On Behalf of | Dec 6, 2022 | Trust |

Are you a South Carolina resident concerned about the specifics of estate planning? If so, you might want to consider forming a trust. This is something you’ll want to do during estate planning. Depending on your assets, a revocable trust or an irrevocable trust is possibly beneficial.

Understanding a trust for estate planning purposes

A trust is a legal arrangement often used when planning an estate. The trust transfers your assets to a trustee. There are several types of trusts, but the focus here is on a living trust.

A living trust is either revocable or irrevocable. And with a living trust, you can perform trustee duties or appoint someone else. The trustee is legally bound to do what’s best for the trust’s beneficiaries.

Your beneficiaries will benefit from your trust. You might choose your spouse, children or other entity as a beneficiary. When you create your trust, you specify the distribution and management of your assets. The trustee is responsible for following your directions.

If you perform trustee duties, you should choose a successor trustee for when you pass away. The successor will take over the management of your living trust.

What is a revocable trust?

A revocable trust allows you to change the trust or cancel the trust at any time. This provides more control over the trust. You can change beneficiaries, add or remove assets from the trust or change the terms of the trust. And if you change your mind, you can cancel the trust.
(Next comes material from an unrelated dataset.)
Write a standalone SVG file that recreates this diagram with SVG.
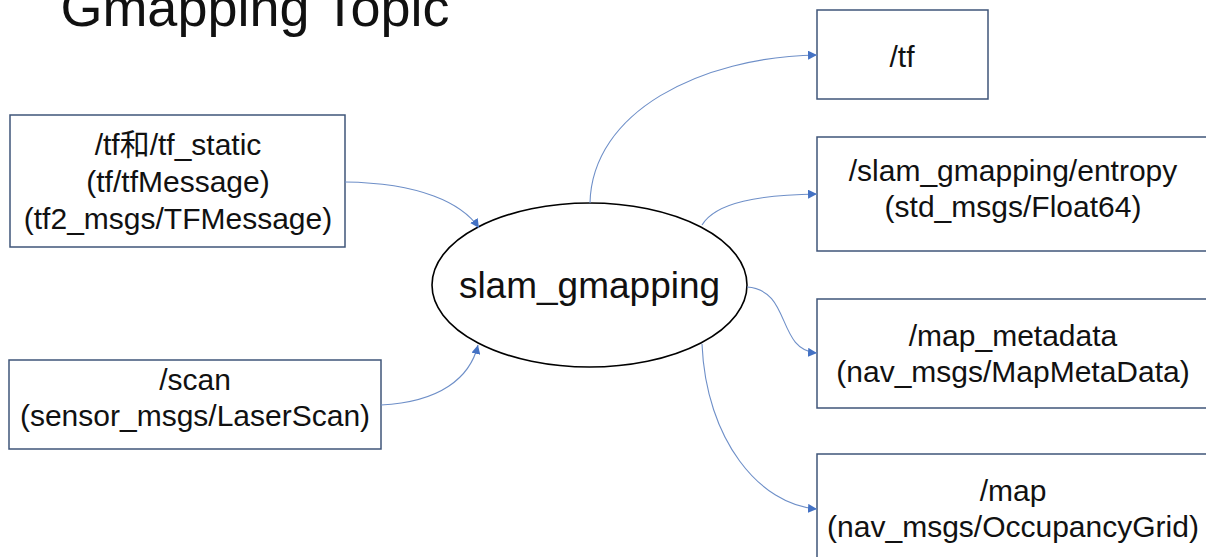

Upon your death, the revocable trust becomes irrevocable. That means no changes are possible.

What is an irrevocable trust?

An irrevocable trust is permanent. You can’t make any changes once the trust is finalized. You can’t add or remove assets from the trust. You also can’t change beneficiaries or change the specifics of the trust.

You can form an irrevocable trust or an irrevocable trust in addition to a last will and testament. If your assets are substantial, you might decide to diversify your estate planning.